**Task brief**
Leaving out the pictures, retype the lines from the beginning of the listing through the line containing "g<sub>y</sub> ≠ g<sub>z</sub></div>".

··········

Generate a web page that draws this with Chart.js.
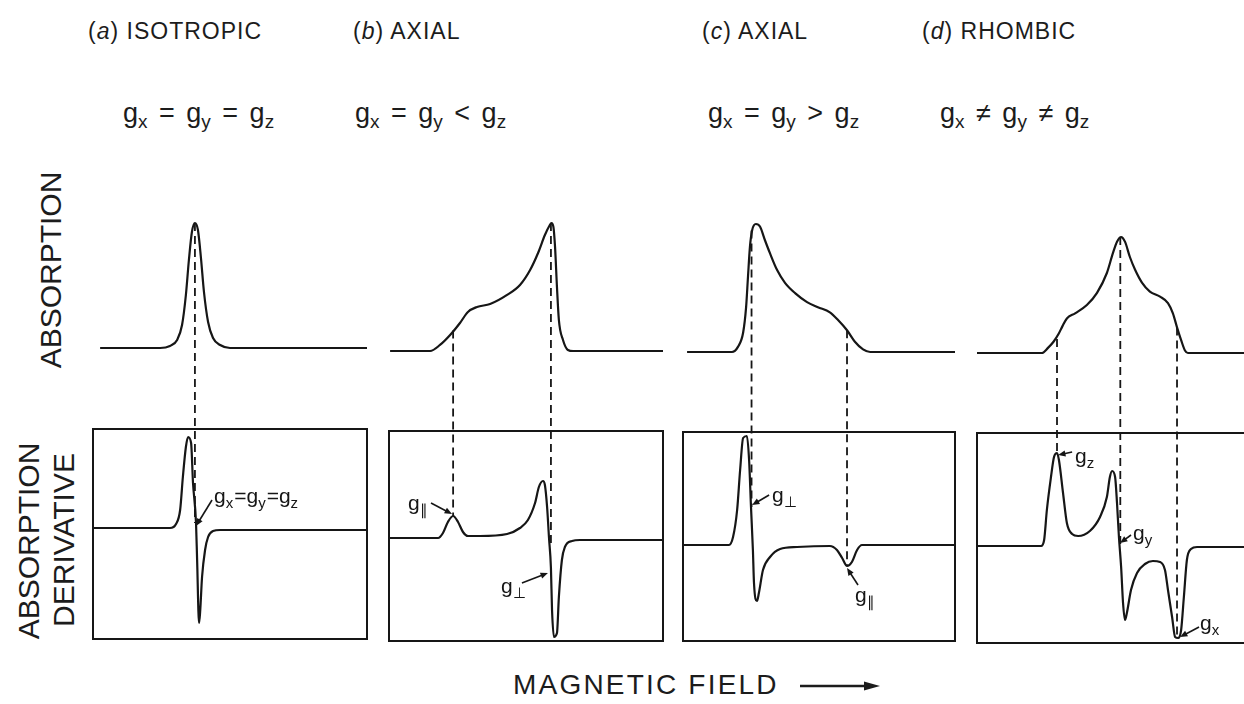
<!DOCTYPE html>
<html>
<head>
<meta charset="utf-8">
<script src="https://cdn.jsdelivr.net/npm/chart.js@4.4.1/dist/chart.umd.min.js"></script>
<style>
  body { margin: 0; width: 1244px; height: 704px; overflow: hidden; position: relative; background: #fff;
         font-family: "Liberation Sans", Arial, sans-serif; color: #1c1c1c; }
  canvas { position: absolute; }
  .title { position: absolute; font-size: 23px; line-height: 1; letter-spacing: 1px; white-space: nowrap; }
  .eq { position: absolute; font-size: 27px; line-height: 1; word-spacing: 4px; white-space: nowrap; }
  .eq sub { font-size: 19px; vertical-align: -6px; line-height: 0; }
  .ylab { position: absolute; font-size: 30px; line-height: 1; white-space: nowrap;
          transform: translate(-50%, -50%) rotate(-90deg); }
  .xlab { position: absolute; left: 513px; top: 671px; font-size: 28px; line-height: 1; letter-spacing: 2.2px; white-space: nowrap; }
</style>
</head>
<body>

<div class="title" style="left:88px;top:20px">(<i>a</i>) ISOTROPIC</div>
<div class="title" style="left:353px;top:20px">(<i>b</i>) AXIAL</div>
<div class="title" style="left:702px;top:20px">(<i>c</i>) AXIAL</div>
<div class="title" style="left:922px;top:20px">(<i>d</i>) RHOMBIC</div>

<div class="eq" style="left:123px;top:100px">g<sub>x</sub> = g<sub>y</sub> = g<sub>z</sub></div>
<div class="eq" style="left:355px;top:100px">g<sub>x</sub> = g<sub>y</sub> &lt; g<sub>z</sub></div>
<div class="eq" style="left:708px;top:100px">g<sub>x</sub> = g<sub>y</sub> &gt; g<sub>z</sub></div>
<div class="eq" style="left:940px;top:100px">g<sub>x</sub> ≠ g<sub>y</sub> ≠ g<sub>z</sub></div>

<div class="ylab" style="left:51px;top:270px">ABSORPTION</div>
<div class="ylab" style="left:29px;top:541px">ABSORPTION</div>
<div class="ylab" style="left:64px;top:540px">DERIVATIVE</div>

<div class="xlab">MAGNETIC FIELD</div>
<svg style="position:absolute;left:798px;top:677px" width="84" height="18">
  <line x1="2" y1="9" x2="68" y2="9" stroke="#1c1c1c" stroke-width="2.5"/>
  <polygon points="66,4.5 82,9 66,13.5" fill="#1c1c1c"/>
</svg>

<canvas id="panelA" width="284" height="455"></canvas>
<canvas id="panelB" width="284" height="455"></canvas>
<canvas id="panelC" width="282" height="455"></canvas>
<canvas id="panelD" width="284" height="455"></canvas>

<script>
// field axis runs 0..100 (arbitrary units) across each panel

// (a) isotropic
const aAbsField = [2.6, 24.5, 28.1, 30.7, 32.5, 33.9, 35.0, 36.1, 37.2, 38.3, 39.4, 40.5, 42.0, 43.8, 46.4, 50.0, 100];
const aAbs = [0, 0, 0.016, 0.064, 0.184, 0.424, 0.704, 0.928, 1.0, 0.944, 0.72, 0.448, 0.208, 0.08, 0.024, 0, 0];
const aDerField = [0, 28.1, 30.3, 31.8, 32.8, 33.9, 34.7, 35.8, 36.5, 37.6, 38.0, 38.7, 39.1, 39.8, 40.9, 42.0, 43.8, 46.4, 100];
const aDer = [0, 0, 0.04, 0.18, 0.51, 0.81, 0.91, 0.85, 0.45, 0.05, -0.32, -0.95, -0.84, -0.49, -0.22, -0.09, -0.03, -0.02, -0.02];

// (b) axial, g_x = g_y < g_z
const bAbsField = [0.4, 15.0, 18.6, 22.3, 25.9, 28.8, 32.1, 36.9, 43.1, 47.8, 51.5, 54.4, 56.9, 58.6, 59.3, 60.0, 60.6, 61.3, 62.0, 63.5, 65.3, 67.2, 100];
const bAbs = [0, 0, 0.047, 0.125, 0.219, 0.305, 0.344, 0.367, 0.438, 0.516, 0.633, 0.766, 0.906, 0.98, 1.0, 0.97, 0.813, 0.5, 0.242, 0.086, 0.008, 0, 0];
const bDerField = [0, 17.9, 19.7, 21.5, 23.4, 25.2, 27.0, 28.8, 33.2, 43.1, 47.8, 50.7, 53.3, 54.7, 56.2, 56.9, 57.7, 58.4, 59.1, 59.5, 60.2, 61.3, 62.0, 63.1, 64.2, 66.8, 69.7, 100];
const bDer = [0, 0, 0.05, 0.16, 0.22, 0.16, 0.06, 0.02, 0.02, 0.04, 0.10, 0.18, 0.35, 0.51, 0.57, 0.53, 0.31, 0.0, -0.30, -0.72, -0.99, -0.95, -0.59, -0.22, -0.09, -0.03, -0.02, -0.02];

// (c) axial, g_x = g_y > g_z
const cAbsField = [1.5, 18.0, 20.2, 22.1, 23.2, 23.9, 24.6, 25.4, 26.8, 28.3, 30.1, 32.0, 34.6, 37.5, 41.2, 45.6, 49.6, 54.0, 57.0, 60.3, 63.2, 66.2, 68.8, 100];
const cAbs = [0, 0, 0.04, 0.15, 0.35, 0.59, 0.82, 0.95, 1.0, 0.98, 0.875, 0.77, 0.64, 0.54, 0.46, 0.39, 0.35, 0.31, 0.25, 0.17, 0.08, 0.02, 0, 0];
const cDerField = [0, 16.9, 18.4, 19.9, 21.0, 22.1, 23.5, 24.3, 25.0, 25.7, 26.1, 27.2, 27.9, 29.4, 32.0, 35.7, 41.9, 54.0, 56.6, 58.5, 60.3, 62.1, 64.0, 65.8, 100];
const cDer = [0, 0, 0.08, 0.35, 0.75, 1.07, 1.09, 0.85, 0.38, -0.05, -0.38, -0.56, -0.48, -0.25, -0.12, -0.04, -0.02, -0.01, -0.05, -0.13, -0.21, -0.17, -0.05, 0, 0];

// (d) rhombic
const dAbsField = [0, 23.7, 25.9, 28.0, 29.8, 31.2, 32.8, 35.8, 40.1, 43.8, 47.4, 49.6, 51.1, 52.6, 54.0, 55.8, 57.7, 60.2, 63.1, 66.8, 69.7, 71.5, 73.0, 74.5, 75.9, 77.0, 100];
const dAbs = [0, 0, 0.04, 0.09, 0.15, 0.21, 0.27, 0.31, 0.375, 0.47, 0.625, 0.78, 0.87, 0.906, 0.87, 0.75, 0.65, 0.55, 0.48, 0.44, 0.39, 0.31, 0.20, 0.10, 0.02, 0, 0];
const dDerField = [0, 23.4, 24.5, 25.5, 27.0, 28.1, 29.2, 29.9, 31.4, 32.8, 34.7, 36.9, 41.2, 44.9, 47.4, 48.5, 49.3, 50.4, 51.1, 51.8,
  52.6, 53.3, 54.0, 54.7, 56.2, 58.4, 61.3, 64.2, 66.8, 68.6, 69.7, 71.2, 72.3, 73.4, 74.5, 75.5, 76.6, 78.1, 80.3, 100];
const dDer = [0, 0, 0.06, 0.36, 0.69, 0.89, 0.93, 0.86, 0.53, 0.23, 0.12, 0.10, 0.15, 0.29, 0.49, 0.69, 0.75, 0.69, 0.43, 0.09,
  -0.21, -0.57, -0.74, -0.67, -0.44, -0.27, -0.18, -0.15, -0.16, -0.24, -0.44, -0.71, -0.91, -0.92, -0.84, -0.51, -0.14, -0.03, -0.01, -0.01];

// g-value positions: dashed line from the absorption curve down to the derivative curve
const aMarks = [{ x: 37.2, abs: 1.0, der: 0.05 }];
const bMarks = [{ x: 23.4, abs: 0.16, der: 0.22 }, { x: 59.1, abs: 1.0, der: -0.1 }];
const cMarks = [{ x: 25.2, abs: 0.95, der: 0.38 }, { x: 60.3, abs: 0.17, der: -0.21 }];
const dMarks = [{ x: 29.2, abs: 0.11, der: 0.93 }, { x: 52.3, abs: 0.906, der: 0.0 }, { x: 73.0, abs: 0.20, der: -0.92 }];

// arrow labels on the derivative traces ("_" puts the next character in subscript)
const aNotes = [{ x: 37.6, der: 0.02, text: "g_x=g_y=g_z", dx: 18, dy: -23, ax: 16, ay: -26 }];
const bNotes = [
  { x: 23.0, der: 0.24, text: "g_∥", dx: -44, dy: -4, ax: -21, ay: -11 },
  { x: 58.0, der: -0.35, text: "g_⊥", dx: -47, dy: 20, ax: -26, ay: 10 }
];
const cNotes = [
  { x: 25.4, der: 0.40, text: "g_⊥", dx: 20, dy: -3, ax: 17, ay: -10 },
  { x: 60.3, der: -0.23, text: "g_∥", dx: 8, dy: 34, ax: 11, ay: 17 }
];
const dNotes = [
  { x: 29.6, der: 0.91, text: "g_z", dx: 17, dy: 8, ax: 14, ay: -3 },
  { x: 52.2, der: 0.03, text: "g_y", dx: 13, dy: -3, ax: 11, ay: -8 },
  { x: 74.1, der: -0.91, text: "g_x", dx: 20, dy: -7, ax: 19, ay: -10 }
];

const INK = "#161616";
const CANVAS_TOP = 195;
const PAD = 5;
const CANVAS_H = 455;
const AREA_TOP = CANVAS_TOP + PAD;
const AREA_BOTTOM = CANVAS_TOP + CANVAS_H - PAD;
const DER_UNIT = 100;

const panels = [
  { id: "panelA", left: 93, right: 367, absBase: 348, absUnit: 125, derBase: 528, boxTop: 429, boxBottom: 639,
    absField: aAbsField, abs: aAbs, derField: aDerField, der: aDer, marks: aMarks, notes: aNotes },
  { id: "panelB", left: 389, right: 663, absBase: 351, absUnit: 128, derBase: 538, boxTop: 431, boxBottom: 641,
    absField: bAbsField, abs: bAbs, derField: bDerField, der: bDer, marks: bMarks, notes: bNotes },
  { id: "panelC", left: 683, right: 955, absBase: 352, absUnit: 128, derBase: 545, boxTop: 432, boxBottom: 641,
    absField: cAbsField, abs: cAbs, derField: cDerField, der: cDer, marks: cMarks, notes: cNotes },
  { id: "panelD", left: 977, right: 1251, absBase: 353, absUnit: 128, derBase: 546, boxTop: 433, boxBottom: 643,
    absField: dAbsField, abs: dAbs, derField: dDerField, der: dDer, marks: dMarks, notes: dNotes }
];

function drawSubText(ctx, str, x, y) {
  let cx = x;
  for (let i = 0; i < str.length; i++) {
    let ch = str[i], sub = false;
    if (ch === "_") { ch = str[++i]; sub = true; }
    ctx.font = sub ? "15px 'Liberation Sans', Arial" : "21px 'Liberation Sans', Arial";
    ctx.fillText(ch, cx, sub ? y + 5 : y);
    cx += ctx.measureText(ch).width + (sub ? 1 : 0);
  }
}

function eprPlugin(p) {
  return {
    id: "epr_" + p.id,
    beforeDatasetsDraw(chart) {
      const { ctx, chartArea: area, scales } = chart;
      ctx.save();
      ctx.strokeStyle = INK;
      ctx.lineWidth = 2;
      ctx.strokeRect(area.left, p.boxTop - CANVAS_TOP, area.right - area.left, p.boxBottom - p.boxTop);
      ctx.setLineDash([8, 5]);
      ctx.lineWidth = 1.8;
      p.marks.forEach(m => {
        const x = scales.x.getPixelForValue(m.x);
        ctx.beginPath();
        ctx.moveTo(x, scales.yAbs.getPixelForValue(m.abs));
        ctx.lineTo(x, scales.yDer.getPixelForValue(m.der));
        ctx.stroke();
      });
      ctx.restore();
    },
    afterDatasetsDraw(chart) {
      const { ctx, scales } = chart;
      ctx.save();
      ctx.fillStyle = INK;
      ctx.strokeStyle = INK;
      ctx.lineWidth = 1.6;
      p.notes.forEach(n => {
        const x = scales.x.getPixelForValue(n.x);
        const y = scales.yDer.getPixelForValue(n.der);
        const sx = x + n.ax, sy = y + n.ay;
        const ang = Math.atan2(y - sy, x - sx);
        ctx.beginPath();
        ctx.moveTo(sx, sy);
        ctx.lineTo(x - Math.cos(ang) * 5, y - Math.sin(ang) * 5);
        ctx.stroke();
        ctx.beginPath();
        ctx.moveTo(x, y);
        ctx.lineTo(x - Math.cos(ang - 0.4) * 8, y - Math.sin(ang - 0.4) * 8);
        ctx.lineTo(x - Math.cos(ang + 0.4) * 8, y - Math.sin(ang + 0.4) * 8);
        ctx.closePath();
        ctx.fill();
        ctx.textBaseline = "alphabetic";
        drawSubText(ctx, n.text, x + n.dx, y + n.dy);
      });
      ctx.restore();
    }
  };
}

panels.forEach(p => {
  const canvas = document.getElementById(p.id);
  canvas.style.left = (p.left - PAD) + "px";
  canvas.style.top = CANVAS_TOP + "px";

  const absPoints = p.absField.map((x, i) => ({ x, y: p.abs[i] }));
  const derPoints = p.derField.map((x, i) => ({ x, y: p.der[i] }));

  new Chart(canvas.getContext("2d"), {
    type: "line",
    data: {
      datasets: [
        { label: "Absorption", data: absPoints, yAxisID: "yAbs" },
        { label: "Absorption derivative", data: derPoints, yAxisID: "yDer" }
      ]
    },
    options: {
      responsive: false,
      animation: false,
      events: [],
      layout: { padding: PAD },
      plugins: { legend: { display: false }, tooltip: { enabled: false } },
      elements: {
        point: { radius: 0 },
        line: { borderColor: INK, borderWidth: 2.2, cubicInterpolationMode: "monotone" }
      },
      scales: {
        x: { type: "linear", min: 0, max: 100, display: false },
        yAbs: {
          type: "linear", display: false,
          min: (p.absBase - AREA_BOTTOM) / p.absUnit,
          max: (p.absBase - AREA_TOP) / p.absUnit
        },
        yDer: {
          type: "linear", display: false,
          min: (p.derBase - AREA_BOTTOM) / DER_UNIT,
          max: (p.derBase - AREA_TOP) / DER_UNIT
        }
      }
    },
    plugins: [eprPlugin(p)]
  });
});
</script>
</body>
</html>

··········

**The response**
Generate a web page that draws this with Chart.js.
<!DOCTYPE html>
<html>
<head>
<meta charset="utf-8">
<script src="https://cdn.jsdelivr.net/npm/chart.js@4.4.1/dist/chart.umd.min.js"></script>
<style>
  body { margin: 0; width: 1244px; height: 704px; overflow: hidden; position: relative; background: #fff;
         font-family: "Liberation Sans", Arial, sans-serif; color: #1c1c1c; }
  canvas { position: absolute; }
  .title { position: absolute; font-size: 23px; line-height: 1; letter-spacing: 1px; white-space: nowrap; }
  .eq { position: absolute; font-size: 27px; line-height: 1; word-spacing: 4px; white-space: nowrap; }
  .eq sub { font-size: 19px; vertical-align: -6px; line-height: 0; }
  .ylab { position: absolute; font-size: 30px; line-height: 1; white-space: nowrap;
          transform: translate(-50%, -50%) rotate(-90deg); }
  .xlab { position: absolute; left: 513px; top: 671px; font-size: 28px; line-height: 1; letter-spacing: 2.2px; white-space: nowrap; }
</style>
</head>
<body>

<div class="title" style="left:88px;top:20px">(<i>a</i>) ISOTROPIC</div>
<div class="title" style="left:353px;top:20px">(<i>b</i>) AXIAL</div>
<div class="title" style="left:702px;top:20px">(<i>c</i>) AXIAL</div>
<div class="title" style="left:922px;top:20px">(<i>d</i>) RHOMBIC</div>

<div class="eq" style="left:123px;top:100px">g<sub>x</sub> = g<sub>y</sub> = g<sub>z</sub></div>
<div class="eq" style="left:355px;top:100px">g<sub>x</sub> = g<sub>y</sub> &lt; g<sub>z</sub></div>
<div class="eq" style="left:708px;top:100px">g<sub>x</sub> = g<sub>y</sub> &gt; g<sub>z</sub></div>
<div class="eq" style="left:940px;top:100px">g<sub>x</sub> ≠ g<sub>y</sub> ≠ g<sub>z</sub></div>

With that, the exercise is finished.